• What the exercise asks
Skip the pictures. Set down, word for word, the lines from the start of the material up to and including the line with "string; sub?: boolean".

• Raw data
------------------------------

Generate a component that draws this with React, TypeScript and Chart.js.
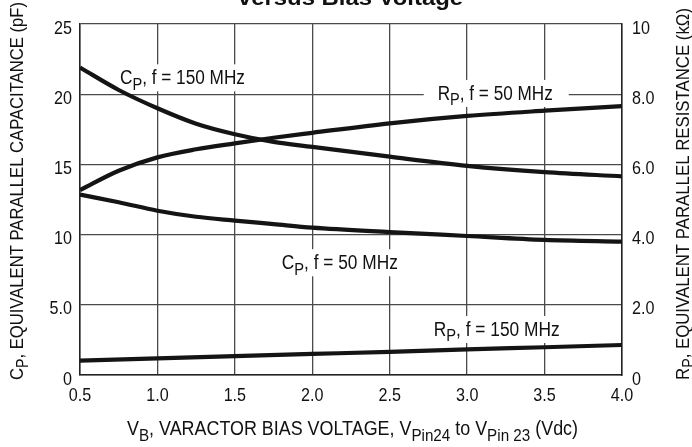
import React, { useEffect, useRef } from 'react';
import { Chart, registerables } from 'chart.js';

Chart.register(...registerables);

// Bias voltage samples (Vdc)
const vFine = [0.5, 0.75, 1.0, 1.25, 1.5, 1.75, 2.0, 2.5, 3.0, 3.5, 4.0];
const vHalf = [0.5, 1.0, 1.5, 2.0, 2.5, 3.0, 3.5, 4.0];

// Cp (pF) – left axis
const cp150MHz = [21.9, 20.3, 19.0, 17.9, 17.15, 16.6, 16.25, 15.55, 14.9, 14.45, 14.15];
const cp50MHz = [12.85, 12.3, 11.7, 11.27, 11.0, 10.75, 10.5, 10.18, 9.9, 9.62, 9.5];
// Rp (kΩ) – right axis
const rp50MHz = [5.27, 5.82, 6.2, 6.43, 6.6, 6.76, 6.9, 7.17, 7.38, 7.53, 7.66];
const rp150MHz = [0.41, 0.475, 0.54, 0.6, 0.66, 0.73, 0.79, 0.855];

const xTickLabels = ['0.5', '1.0', '1.5', '2.0', '2.5', '3.0', '3.5', '4.0'];
const cpTickLabels = ['0', '5.0', '10', '15', '20', '25'];
const rpTickLabels = ['0', '2.0', '4.0', '6.0', '8.0', '10'];

const FAMILY = "'Liberation Sans Narrow', 'Arial Narrow', 'Liberation Sans', Arial, sans-serif";
const WIDE = "'Liberation Sans', Arial, Helvetica, sans-serif";
const NARROW = 0.85;

type Seg = { t: string; sub?: boolean };

function richWidth(ctx: CanvasRenderingContext2D, segs: Seg[], size: number, family: string, weight: string) {
  let w = 0;
  for (const s of segs) {
    ctx.font = `${weight} ${s.sub ? size * 0.85 : size}px ${family}`;
    w += ctx.measureText(s.t).width;
  }
  return w;
}

function drawRich(
  ctx: CanvasRenderingContext2D,
  segs: Seg[],
  x: number,
  y: number,
  size: number,
  family: string,
  weight: string,
  targetWidth: number,
  align: 'left' | 'center' | 'right',
  rotate = 0
) {
  const w = richWidth(ctx, segs, size, family, weight);
  const sc = targetWidth > 0 ? targetWidth / w : NARROW;
  ctx.save();
  ctx.translate(x, y);
  if (rotate) ctx.rotate(rotate);
  ctx.scale(sc, 1);
  ctx.fillStyle = '#111';
  ctx.textBaseline = 'alphabetic';
  ctx.textAlign = 'left';
  let cx = align === 'center' ? -w / 2 : align === 'right' ? -w : 0;
  for (const s of segs) {
    ctx.font = `${weight} ${s.sub ? size * 0.85 : size}px ${family}`;
    ctx.fillText(s.t, cx, s.sub ? size * 0.28 : 0);
    cx += ctx.measureText(s.t).width;
  }
  ctx.restore();
}

// curve labels: position in data units (x: V, y: pF baseline), target width px
const curveLabels: { segs: Seg[]; x: number; y: number; w: number }[] = [
  { segs: [{ t: 'C' }, { t: 'P', sub: true }, { t: ', f = 150 MHz' }], x: 0.758, y: 20.7, w: 125 },
  { segs: [{ t: 'R' }, { t: 'P', sub: true }, { t: ', f = 50 MHz' }], x: 2.81, y: 19.59, w: 115 },
  { segs: [{ t: 'C' }, { t: 'P', sub: true }, { t: ', f = 50 MHz' }], x: 1.803, y: 7.53, w: 116 },
  { segs: [{ t: 'R' }, { t: 'P', sub: true }, { t: ', f = 150 MHz' }], x: 2.784, y: 2.78, w: 126 },
];

const LABEL_SIZE = 19.5;
const TICK_SIZE = 19;

const textPlugin = {
  id: 'textPlugin',
  beforeDatasetsDraw(chart: any) {
    const ctx = chart.ctx as CanvasRenderingContext2D;
    const xs = chart.scales.x;
    const ys = chart.scales.y;
    ctx.save();
    ctx.fillStyle = '#fff';
    for (const l of curveLabels) {
      const px = xs.getPixelForValue(l.x);
      const py = ys.getPixelForValue(l.y);
      const capH = LABEL_SIZE * 0.72;
      ctx.fillRect(px - 14, py - capH - 6, l.w + 30, capH + 13);
    }
    ctx.restore();
  },
  afterDatasetsDraw(chart: any) {
    const ctx = chart.ctx as CanvasRenderingContext2D;
    const xs = chart.scales.x;
    const ys = chart.scales.y;
    const ys1 = chart.scales.y1;
    // tick labels (narrow face) at the library's tick positions
    xs.ticks.forEach((t: any, i: number) => {
      drawRich(ctx, [{ t: xTickLabels[i] ?? '' }], xs.getPixelForValue(t.value), xs.top + 26, TICK_SIZE, WIDE, 'normal', 0, 'center');
    });
    ys.ticks.forEach((t: any, i: number) => {
      drawRich(ctx, [{ t: cpTickLabels[i] ?? '' }], ys.right - 8, ys.getPixelForValue(t.value) + 9.5, TICK_SIZE, WIDE, 'normal', 0, 'right');
    });
    ys1.ticks.forEach((t: any, i: number) => {
      drawRich(ctx, [{ t: rpTickLabels[i] ?? '' }], ys1.left + 10, ys1.getPixelForValue(t.value) + 9.5, TICK_SIZE, WIDE, 'normal', 0, 'left');
    });
    for (const l of curveLabels) {
      drawRich(ctx, l.segs, xs.getPixelForValue(l.x), ys.getPixelForValue(l.y), LABEL_SIZE, FAMILY, 'normal', l.w, 'left');
    }
    // title (partially cut at top)
    drawRich(ctx, [{ t: 'versus Bias Voltage' }], 350.5, 5, 22, WIDE, 'bold', 225, 'center');
    // x axis title
    drawRich(
      ctx,
      [
        { t: 'V' },
        { t: 'B', sub: true },
        { t: ', VARACTOR BIAS VOLTAGE, V' },
        { t: 'Pin24', sub: true },
        { t: ' to V' },
        { t: 'Pin 23', sub: true },
        { t: ' (Vdc)' },
      ],
      352.5,
      435,
      20,
      FAMILY,
      'normal',
      451,
      'center'
    );
    // left axis title
    drawRich(
      ctx,
      [{ t: 'C' }, { t: 'P', sub: true }, { t: ', EQUIVALENT PARALLEL CAPACITANCE (pF)' }],
      23,
      380,
      18.5,
      FAMILY,
      'normal',
      378,
      'left',
      -Math.PI / 2
    );
    // right axis title
    drawRich(
      ctx,
      [{ t: 'R' }, { t: 'P', sub: true }, { t: ', EQUIVALENT PARALLEL RESISTANCE (k\u03A9)' }],
      689,
      380,
      18.5,
      FAMILY,
      'normal',
      372,
      'left',
      -Math.PI / 2
    );
  },
};

export default function App() {
  const ref = useRef<HTMLCanvasElement | null>(null);
  useEffect(() => {
    if (!ref.current) return;
    const hiddenTicks = { family: WIDE, size: TICK_SIZE };
    const line = (xs: number[], ys: number[], axis: string) => ({
      data: xs.map((x, i) => ({ x, y: ys[i] })),
      yAxisID: axis,
      borderColor: '#141414',
      borderWidth: 4.2,
      pointRadius: 0,
      cubicInterpolationMode: 'monotone' as const,
      fill: false,
    });
    const chart = new Chart(ref.current, {
      type: 'line',
      data: {
        datasets: [
          line(vFine, cp150MHz, 'y'),
          line(vFine, cp50MHz, 'y'),
          line(vFine, rp50MHz, 'y1'),
          line(vHalf, rp150MHz, 'y1'),
        ],
      },
      options: {
        animation: false,
        responsive: false,
        maintainAspectRatio: false,
        layout: { padding: { top: 24, left: 0, right: 0, bottom: 0 } },
        plugins: { legend: { display: false }, tooltip: { enabled: false }, title: { display: false } },
        scales: {
          x: {
            type: 'linear',
            min: 0.5,
            max: 4.0,
            ticks: {
              stepSize: 0.5,
              color: 'rgba(0,0,0,0)',
              font: hiddenTicks,
              padding: 8,
              maxRotation: 0,
              callback: (v: any) => xTickLabels[Math.round((Number(v) - 0.5) / 0.5)] ?? '',
            },
            grid: { color: '#4a4a4a', lineWidth: 1.3, drawTicks: false },
            border: { color: '#222', width: 1.5 },
            afterFit: (s: any) => {
              s.height = 72;
            },
          },
          y: {
            position: 'left',
            min: 0,
            max: 25,
            ticks: {
              stepSize: 5,
              color: 'rgba(0,0,0,0)',
              font: hiddenTicks,
              padding: 8,
              callback: (v: any) => cpTickLabels[Math.round(Number(v) / 5)] ?? '',
            },
            grid: { color: '#4a4a4a', lineWidth: 1.3, drawTicks: false },
            border: { color: '#222', width: 1.5 },
            afterFit: (s: any) => {
              s.width = 80;
            },
          },
          y1: {
            position: 'right',
            min: 0,
            max: 10,
            ticks: {
              stepSize: 2,
              color: 'rgba(0,0,0,0)',
              font: hiddenTicks,
              padding: 9,
              callback: (v: any) => rpTickLabels[Math.round(Number(v) / 2)] ?? '',
            },
            grid: { display: false, drawTicks: false },
            border: { color: '#222', width: 1.5 },
            afterFit: (s: any) => {
              s.width = 70;
            },
          },
        },
      },
      plugins: [textPlugin],
    } as any);
    return () => chart.destroy();
  }, []);
  return (
    <div style={{ position: 'absolute', left: 0, top: 0, width: 692, height: 447, background: '#fff' }}>
      <canvas ref={ref} width={692} height={447} style={{ display: 'block', width: 692, height: 447 }} />
    </div>
  );
}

------------------------------

• Task answer
Generate a component that draws this with React, TypeScript and Chart.js.
import React, { useEffect, useRef } from 'react';
import { Chart, registerables } from 'chart.js';

Chart.register(...registerables);

// Bias voltage samples (Vdc)
const vFine = [0.5, 0.75, 1.0, 1.25, 1.5, 1.75, 2.0, 2.5, 3.0, 3.5, 4.0];
const vHalf = [0.5, 1.0, 1.5, 2.0, 2.5, 3.0, 3.5, 4.0];

// Cp (pF) – left axis
const cp150MHz = [21.9, 20.3, 19.0, 17.9, 17.15, 16.6, 16.25, 15.55, 14.9, 14.45, 14.15];
const cp50MHz = [12.85, 12.3, 11.7, 11.27, 11.0, 10.75, 10.5, 10.18, 9.9, 9.62, 9.5];
// Rp (kΩ) – right axis
const rp50MHz = [5.27, 5.82, 6.2, 6.43, 6.6, 6.76, 6.9, 7.17, 7.38, 7.53, 7.66];
const rp150MHz = [0.41, 0.475, 0.54, 0.6, 0.66, 0.73, 0.79, 0.855];

const xTickLabels = ['0.5', '1.0', '1.5', '2.0', '2.5', '3.0', '3.5', '4.0'];
const cpTickLabels = ['0', '5.0', '10', '15', '20', '25'];
const rpTickLabels = ['0', '2.0', '4.0', '6.0', '8.0', '10'];

const FAMILY = "'Liberation Sans Narrow', 'Arial Narrow', 'Liberation Sans', Arial, sans-serif";
const WIDE = "'Liberation Sans', Arial, Helvetica, sans-serif";
const NARROW = 0.85;

type Seg = { t: string; sub?: boolean };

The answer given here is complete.